大野充彦『龍馬の小箱』(32)
土佐藩の家臣団をめぐって①


家臣団高知SGG善意通訳クラブの皆さま、本日はお招きいただきありがとうございました。これから2時間ほどお時間をいただき、土佐藩の家臣団についての私なりの考えを述べていきます。武士は本来、有力農民が自らの開墾地を守るために武装し、個々に主従関係を結んでいった人々のことをいうのですが、江戸時代になると次第に官僚化していきます。その様子、変容ぶりなどを、「公儀体制」という概念を使いながら概観するつもりです。

「公儀体制」という概念は、本日の講演の準備段階で私が思いついたものに過ぎません。私が昔から大きな影響を受けてきた藤木久志(ふじき・ひさし)氏の学説、とりわけ「惣無事令(そうぶじれい)」に関する一連の歴史解釈を思い起こしてのことです。ただ、最近の学界では、藤木氏の学説を批判する向きもありますが……。

藤木氏の説によれば、豊臣秀吉は軍事力に物を言わせ全国を制圧したのではなく、「私の戦い」は天下に背く、という理念を打ち出し、天下の統一を成し遂げた、というのです。

織田信長は「本能寺の変」以前の天正(てんしょう)7年から「公儀」と呼ばれていたと、かつて朝尾直弘(あさお・なおひろ)氏が指摘したこともありました。裸の暴力ではなく、公的な権力だとアピールする際に「公儀」とか「天下」という表現が使われた、というのです。

武士はもともと、身に降りかかった災いは自分の実力で解決していました。他の力には頼らなかったのです。これを「自力救済(じりききゅうさい)」と呼ぶ人もいます。結局は強い者が勝ちますが、より強い者が現れれば、その人に従ったほうが都合がいいと考え、主従関係を結びます。

戦国時代までの主従関係は、1対1の、個別的な、双務的な契約でしたから、気に入らなければ、その関係を自由に破棄できたのです。ただ、江戸時代の農村でもそうですが、それ以前の世の中でも、水や境界をめぐる争いは頻繁に発生していました。

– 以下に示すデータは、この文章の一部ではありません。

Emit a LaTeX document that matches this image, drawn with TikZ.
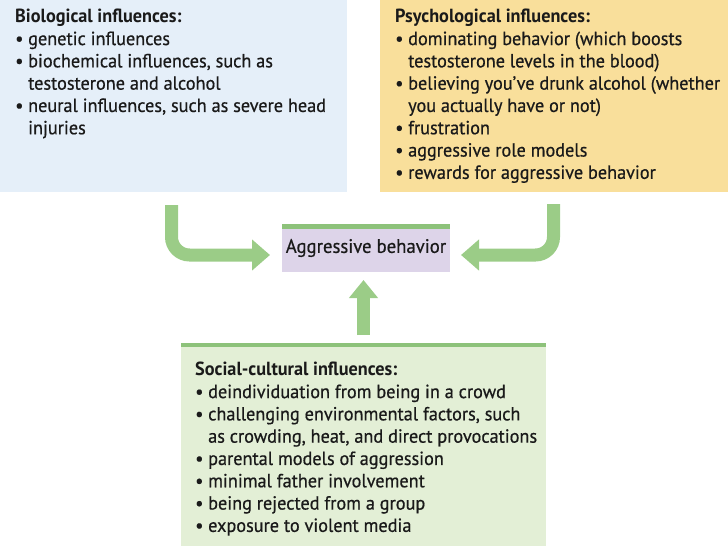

いくら「自力救済」の時代とはいえ、みんなが納得する仲介者が欲しくなります。「同等人中の第一人者」を担ぎ出すのです。しかし、それでも当時はまだ、お前が偉そうにしていられるのは俺たちが必死にお前を支えているからだ、と言える社会でした。

しかし、領土の拡大をめざす集団が戦争を繰り返す戦国時代が長く続きますと、まるで本日の私のように、体力、気力が萎えてしまい、農民の疲れた様子を見るにつけ、できれば戦争をしなくて済む世の中にしたい、と思いはじめます。

そんな時に、「公儀」という言葉が引き合いに出され、最終的には豊臣秀吉が天下を統一します。「公儀」という言葉は、「天下」という言葉と同じように、暴力装置を備えた封建領主の支配を覆うような、理念的な、観念的な国家の意味で使われるようになります。

秀吉は、「天下を静める」という理念を打ち出し、四国征伐、九州征伐、小田原征伐、奥州仕置(おうしゅうしおき)を経て全国を支配下に治めますが、後北条(ごほうじょう)氏以外は、秀吉の軍門に下った長宗我部(ちょうそかべ)氏も島津(しまづ)氏も伊達(だて)氏も滅ぼすことはしませんでした。戦争のやり方が変わってきたのです。

「公儀体制」の特徴のひとつは、封建制が集権化し、主従関係が双務契約から、片務契約のように変質していく点です。個々の武士のみならず、大名の勝手も許されなくなっていきます。「御恩」と「奉公」のバランスが崩れ、「奉公」が一方的に強要されていくのです。

武士は兵農分離(へいのうぶんり)、城下町集住の政策によって農村から徐々に切り離され、個々に農村を支配することが許されなくなっていきます。大名でさえ、幕府の許可のもとでおこなうしかなくなっていきます。自由に農村支配ができるのは、秀吉や家康のような「公儀」を体現した者だけになっていきます。

ただ、「公儀体制」は徐々に固められていくのであって、秀吉の時代にすべてが整ったわけではありません。たとえば、本多政重(ほんだ・まさしげ)が好例ですが、関ヶ原の戦いの前後に徳川、大谷(おおたに)、宇喜多(うきた)、福島、前田、直江(なおえ)、再び前田というように、各大名を次から次へと渡り歩く「渡り奉公人」と呼ばれる武士が世の中にいっぱいいました。土佐藩にも孕石元政(はらみいし・もとまさ)のような例があります。

しかし、武士は次第に主君に取り込まれていきます。家臣団のことを「家中」というのは、そのあらわれではないでしょうか。家臣は主君への絶対服従を誓約するしか生きる術がなくなっていきます。